Evaluating the proxy potential of land use and macroinvertebrates for water quality assessment in the Lower Mekong Basin

Abstract

Effective water quality monitoring in the Lower Mekong Basin (LMB) is challenged by the region’s vast spatial extent, limited station coverage, and the logistical complexity of chemical sampling. Yet, given the basin’s ecological significance and the millions of people who depend on its freshwater systems, scalable approaches to aquatic assessment are critically important. This study evaluates whether upstream land use patterns and downstream macroinvertebrate communities can reliably serve as proxy indicators for surface water quality in the LMB.

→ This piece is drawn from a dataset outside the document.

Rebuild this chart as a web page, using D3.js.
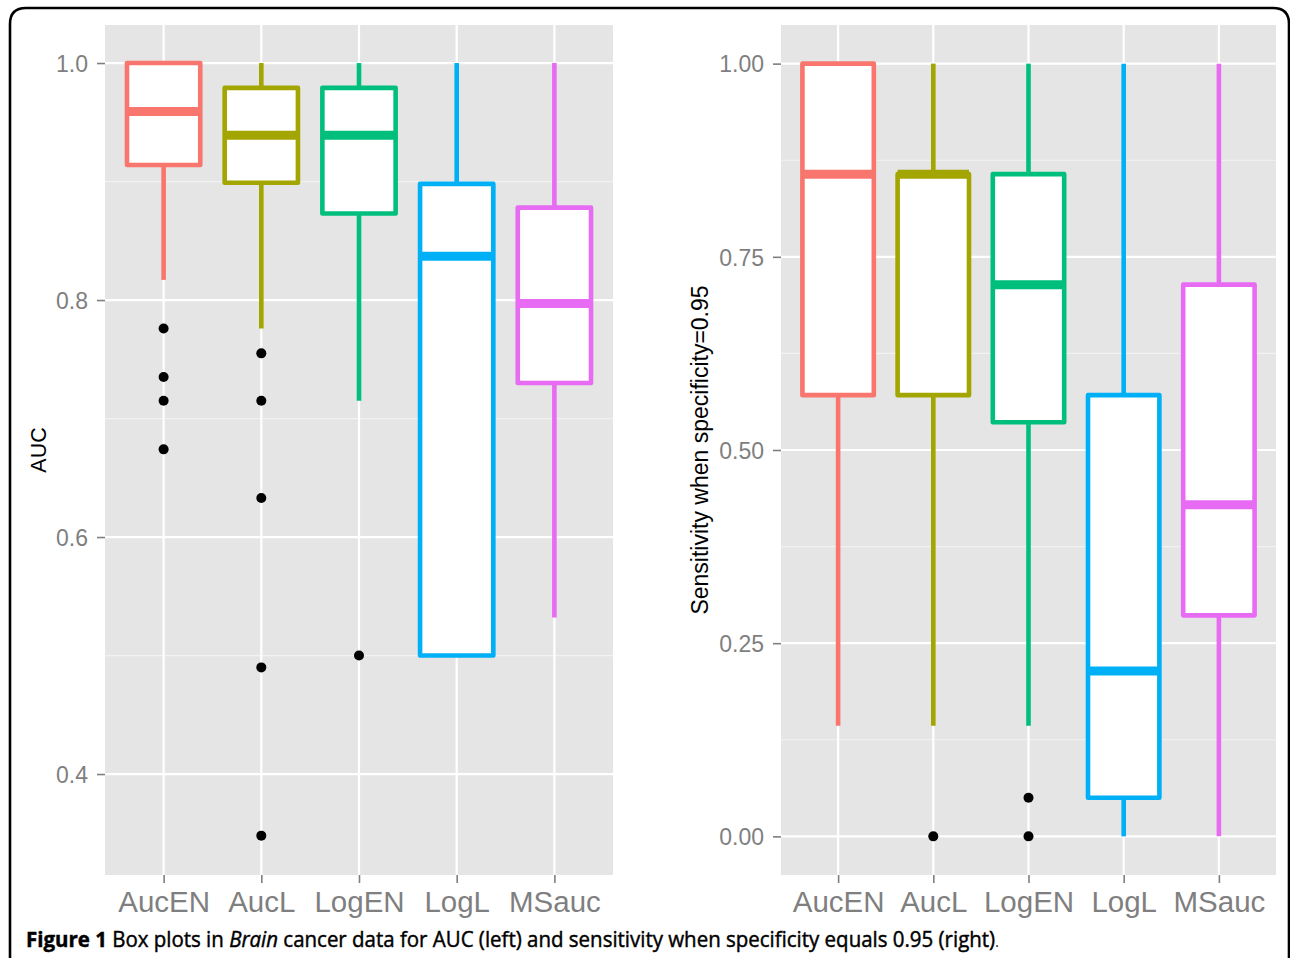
<!DOCTYPE html>
<html>
<head>
<meta charset="utf-8">
<script src="https://cdn.jsdelivr.net/npm/d3@7"></script>
<style>
  html, body { margin: 0; padding: 0; background: #ffffff; }
  svg { display: block; }
  .gg text { font-family: "Liberation Sans", Arial, Helvetica, sans-serif; }
  .cap { font-family: "Open Sans", "Noto Sans", sans-serif; }
</style>
</head>
<body>
<svg id="chart" width="1290" height="958"></svg>
<script>
// ---------- data ----------
const categories = ["AucEN", "AucL", "LogEN", "LogL", "MSauc"];
const colors = ["#F8766D", "#A3A500", "#00BF7D", "#00B0F6", "#E76BF3"];

// Left panel: AUC
const aucLower   = [0.817, 0.776, 0.715, 0.500, 0.532];
const aucQ1      = [0.914, 0.899, 0.873, 0.500, 0.730];
const aucMedian  = [0.959, 0.939, 0.939, 0.837, 0.797];
const aucQ3      = [1.000, 0.979, 0.979, 0.898, 0.878];
const aucUpper   = [1.000, 1.000, 1.000, 1.000, 1.000];
const aucOutliers = [[0.776, 0.735, 0.715, 0.674], [0.755, 0.715, 0.633, 0.490, 0.348], [0.500], [], []];
const aucTicks = [0.4, 0.6, 0.8, 1.0];
const aucMinor = [0.5, 0.7, 0.9];

// Right panel: sensitivity when specificity = 0.95
const sensLower  = [0.143, 0.143, 0.143, 0.000, 0.000];
const sensQ1     = [0.571, 0.571, 0.536, 0.050, 0.286];
const sensMedian = [0.857, 0.857, 0.714, 0.214, 0.429];
const sensQ3     = [1.000, 0.857, 0.857, 0.571, 0.714];
const sensUpper  = [1.000, 1.000, 1.000, 1.000, 1.000];
const sensOutliers = [[], [0.000], [0.050, 0.000], [], []];
const sensTicks = [0.00, 0.25, 0.50, 0.75, 1.00];
const sensMinor = [0.125, 0.375, 0.625, 0.875];

// ---------- drawing ----------
const svg = d3.select("#chart");
const GREY = "#7F7F7F";

// outer frame
svg.append("path")
  .attr("d", "M10,970 L10,24 Q10,8 26,8 L1273,8 Q1289,8 1289,24 L1289,970")
  .attr("fill", "none").attr("stroke", "#000").attr("stroke-width", 2.6);

function panel(cfg) {
  const g = svg.append("g").attr("class", "gg");
  const x = d3.scalePoint().domain(categories).range([cfg.x0, cfg.x1]).padding(0.6);
  const y = d3.scaleLinear().domain(cfg.domain).range([cfg.y1, cfg.y0]);
  const bw = x.step() * 0.75;

  // background
  g.append("rect").attr("x", cfg.x0).attr("y", cfg.y0)
    .attr("width", cfg.x1 - cfg.x0).attr("height", cfg.y1 - cfg.y0).attr("fill", "#E5E5E5");

  // minor grid
  g.selectAll(".minor").data(cfg.minor).enter().append("line")
    .attr("x1", cfg.x0).attr("x2", cfg.x1)
    .attr("y1", d => y(d)).attr("y2", d => y(d))
    .attr("stroke", "#F2F2F2").attr("stroke-width", 1.2);
  // major grid
  g.selectAll(".major").data(cfg.ticks).enter().append("line")
    .attr("x1", cfg.x0).attr("x2", cfg.x1)
    .attr("y1", d => y(d)).attr("y2", d => y(d))
    .attr("stroke", "#FFFFFF").attr("stroke-width", 2.2);
  g.selectAll(".vmajor").data(categories).enter().append("line")
    .attr("x1", d => x(d)).attr("x2", d => x(d))
    .attr("y1", cfg.y0).attr("y2", cfg.y1)
    .attr("stroke", "#FFFFFF").attr("stroke-width", 2.2);

  // boxes
  categories.forEach((c, i) => {
    const cx = x(c), col = colors[i];
    g.append("line").attr("x1", cx).attr("x2", cx)
      .attr("y1", y(cfg.q3[i])).attr("y2", y(cfg.upper[i]))
      .attr("stroke", col).attr("stroke-width", 4.6);
    g.append("line").attr("x1", cx).attr("x2", cx)
      .attr("y1", y(cfg.q1[i])).attr("y2", y(cfg.lower[i]))
      .attr("stroke", col).attr("stroke-width", 4.6);
    g.append("rect")
      .attr("x", cx - bw / 2).attr("width", bw)
      .attr("y", y(cfg.q3[i])).attr("height", Math.max(0, y(cfg.q1[i]) - y(cfg.q3[i])))
      .attr("fill", "#FFFFFF").attr("stroke", col).attr("stroke-width", 4.6)
      .attr("stroke-linejoin", "round");
    g.append("line")
      .attr("x1", cx - bw / 2).attr("x2", cx + bw / 2)
      .attr("y1", y(cfg.median[i])).attr("y2", y(cfg.median[i]))
      .attr("stroke", col).attr("stroke-width", 9);
    g.selectAll(null).data(cfg.outliers[i]).enter().append("circle")
      .attr("cx", cx).attr("cy", d => y(d)).attr("r", 5).attr("fill", "#000");
  });

  // y axis
  const ya = g.append("g").attr("transform", `translate(${cfg.x0},0)`)
    .call(d3.axisLeft(y).tickValues(cfg.ticks).tickSize(8).tickPadding(9).tickFormat(d3.format(cfg.fmt)));
  ya.attr("font-family", null);
  ya.select(".domain").remove();
  ya.selectAll(".tick line").attr("stroke", GREY).attr("stroke-width", 1.6);
  ya.selectAll(".tick text").attr("fill", GREY).style("font-size", "23px").attr("dy", "0.36em");

  // x axis
  const xa = g.append("g").attr("transform", `translate(0,${cfg.y1})`)
    .call(d3.axisBottom(x).tickSize(8));
  xa.attr("font-family", null);
  xa.select(".domain").remove();
  xa.selectAll(".tick line").attr("stroke", GREY).attr("stroke-width", 1.6);
  xa.selectAll(".tick text").attr("fill", GREY).style("font-size", "29.5px")
    .attr("y", 37).attr("dy", 0);

  // y title
  g.append("text")
    .attr("transform", `translate(${cfg.titleX},${(cfg.y0 + cfg.y1) / 2}) rotate(-90)`)
    .attr("text-anchor", "middle").style("font-size", cfg.titleSize + "px")
    .attr("fill", "#000").text(cfg.title);
}

panel({
  x0: 105, x1: 613, y0: 25, y1: 875,
  domain: [0.3148, 1.0321],
  ticks: aucTicks, minor: aucMinor, fmt: ".1f",
  lower: aucLower, q1: aucQ1, median: aucMedian, q3: aucQ3, upper: aucUpper, outliers: aucOutliers,
  title: "AUC", titleX: 46, titleSize: 21.5
});

panel({
  x0: 781, x1: 1276, y0: 25, y1: 875,
  domain: [-0.05, 1.05],
  ticks: sensTicks, minor: sensMinor, fmt: ".2f",
  lower: sensLower, q1: sensQ1, median: sensMedian, q3: sensQ3, upper: sensUpper, outliers: sensOutliers,
  title: "Sensitivity when specificity=0.95", titleX: 708, titleSize: 23
});

// caption
const cap = svg.append("text").attr("class", "cap").attr("x", 26).attr("y", 947)
  .style("font-size", "21.5px").attr("fill", "#000")
  .attr("stroke", "#000").attr("stroke-width", 0.45);
cap.append("tspan").attr("font-weight", 700).text("Figure 1");
cap.append("tspan").text(" Box plots in ");
cap.append("tspan").attr("font-style", "italic").text("Brain");
cap.append("tspan").text(" cancer data for AUC (left) and sensitivity when specificity equals 0.95 (right)");
cap.append("tspan").style("font-size", "14px").attr("stroke-width", 0).text(".");
const w = cap.node().getComputedTextLength();
const target = 999 - 26;
cap.attr("transform", `translate(26,0) scale(${target / w},1) translate(-26,0)`);
</script>
</body>
</html>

Using dry-season data from 34 monitoring stations spanning tributary and mainstem sites, the study integrated geospatial land cover metrics, physicochemical water quality variables, and benthic and littoral macroinvertebrate metrics to explore proxy relationships. Generalized Additive Models (GAMs), Redundancy Analysis (RDA), and variance partitioning were employed to assess predictive performance across parameters including total suspended solids, pH, dissolved oxygen, nutrient concentrations, and chemical oxygen demand.

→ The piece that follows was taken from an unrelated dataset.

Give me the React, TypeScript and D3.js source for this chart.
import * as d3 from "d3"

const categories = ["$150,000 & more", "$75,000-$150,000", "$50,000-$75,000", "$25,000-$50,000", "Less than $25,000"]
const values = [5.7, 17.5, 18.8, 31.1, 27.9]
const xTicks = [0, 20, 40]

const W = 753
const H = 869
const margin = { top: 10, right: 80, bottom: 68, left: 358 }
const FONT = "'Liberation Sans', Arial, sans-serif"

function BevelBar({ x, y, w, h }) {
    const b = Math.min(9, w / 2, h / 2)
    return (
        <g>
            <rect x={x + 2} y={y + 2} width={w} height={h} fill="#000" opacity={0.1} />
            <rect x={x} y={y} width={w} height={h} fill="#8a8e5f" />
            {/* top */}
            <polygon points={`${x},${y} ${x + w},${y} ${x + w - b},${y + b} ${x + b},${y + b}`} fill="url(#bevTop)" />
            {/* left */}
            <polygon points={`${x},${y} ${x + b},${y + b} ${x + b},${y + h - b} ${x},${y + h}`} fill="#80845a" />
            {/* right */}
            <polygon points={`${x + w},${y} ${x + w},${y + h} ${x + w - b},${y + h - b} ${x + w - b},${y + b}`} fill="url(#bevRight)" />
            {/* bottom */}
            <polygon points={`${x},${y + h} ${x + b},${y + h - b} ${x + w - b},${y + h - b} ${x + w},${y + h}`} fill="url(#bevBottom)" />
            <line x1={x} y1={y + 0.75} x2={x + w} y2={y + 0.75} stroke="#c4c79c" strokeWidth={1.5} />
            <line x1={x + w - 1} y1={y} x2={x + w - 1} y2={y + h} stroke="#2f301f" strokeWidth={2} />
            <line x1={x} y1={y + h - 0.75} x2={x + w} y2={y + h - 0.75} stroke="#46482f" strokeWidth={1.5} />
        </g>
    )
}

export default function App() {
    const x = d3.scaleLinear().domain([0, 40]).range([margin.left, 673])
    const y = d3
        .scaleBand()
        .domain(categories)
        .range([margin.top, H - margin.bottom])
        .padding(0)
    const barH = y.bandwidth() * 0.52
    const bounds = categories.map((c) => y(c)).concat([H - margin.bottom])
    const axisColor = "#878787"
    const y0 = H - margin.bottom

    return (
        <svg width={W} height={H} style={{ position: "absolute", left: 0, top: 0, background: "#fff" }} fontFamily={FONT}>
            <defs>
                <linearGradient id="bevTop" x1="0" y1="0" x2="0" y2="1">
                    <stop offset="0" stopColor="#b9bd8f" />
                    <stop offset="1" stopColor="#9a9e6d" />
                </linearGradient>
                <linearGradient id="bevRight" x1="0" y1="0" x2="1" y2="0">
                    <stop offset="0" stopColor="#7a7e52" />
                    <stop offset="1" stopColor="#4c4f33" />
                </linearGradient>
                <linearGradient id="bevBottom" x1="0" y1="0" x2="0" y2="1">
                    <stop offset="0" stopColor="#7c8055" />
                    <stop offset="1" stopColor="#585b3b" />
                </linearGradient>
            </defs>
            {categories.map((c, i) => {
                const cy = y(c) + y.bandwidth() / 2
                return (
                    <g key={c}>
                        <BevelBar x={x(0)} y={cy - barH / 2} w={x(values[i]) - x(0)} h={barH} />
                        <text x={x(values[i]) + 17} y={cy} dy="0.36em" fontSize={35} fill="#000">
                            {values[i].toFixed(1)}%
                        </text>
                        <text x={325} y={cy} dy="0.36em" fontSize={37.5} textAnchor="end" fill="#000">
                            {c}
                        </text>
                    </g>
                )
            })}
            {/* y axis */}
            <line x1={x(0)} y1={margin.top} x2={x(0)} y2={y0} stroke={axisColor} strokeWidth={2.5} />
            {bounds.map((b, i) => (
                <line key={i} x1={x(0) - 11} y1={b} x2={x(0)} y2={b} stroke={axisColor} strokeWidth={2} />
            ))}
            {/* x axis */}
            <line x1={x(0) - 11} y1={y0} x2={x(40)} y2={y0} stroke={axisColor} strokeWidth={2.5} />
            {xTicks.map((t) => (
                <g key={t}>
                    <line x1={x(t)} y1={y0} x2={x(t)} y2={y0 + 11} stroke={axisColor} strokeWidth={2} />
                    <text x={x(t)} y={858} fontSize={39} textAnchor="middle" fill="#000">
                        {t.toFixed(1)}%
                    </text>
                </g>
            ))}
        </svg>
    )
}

Results indicate that both land use, particularly urban and agricultural cover, and macroinvertebrate metrics, such as ATSPT and richness, are independently and complementarily associated with water quality variation. Integrated models (with land use and macroinvertebrates as predictors) showed the strongest explanatory power, with proxy strength varying by water quality parameter. Temporal analysis revealed changing macroinvertebrate composition and increasing anthropogenic land use, underscoring the importance of multi-year monitoring.

By demonstrating the viability of spatial and biological proxies, this study supports a more scalable framework for freshwater assessment. It offers basin-scale insight into ecological condition and lays the groundwork for proxy-based monitoring strategies that are accessible, cost-effective, and applicable to other data-limited river systems.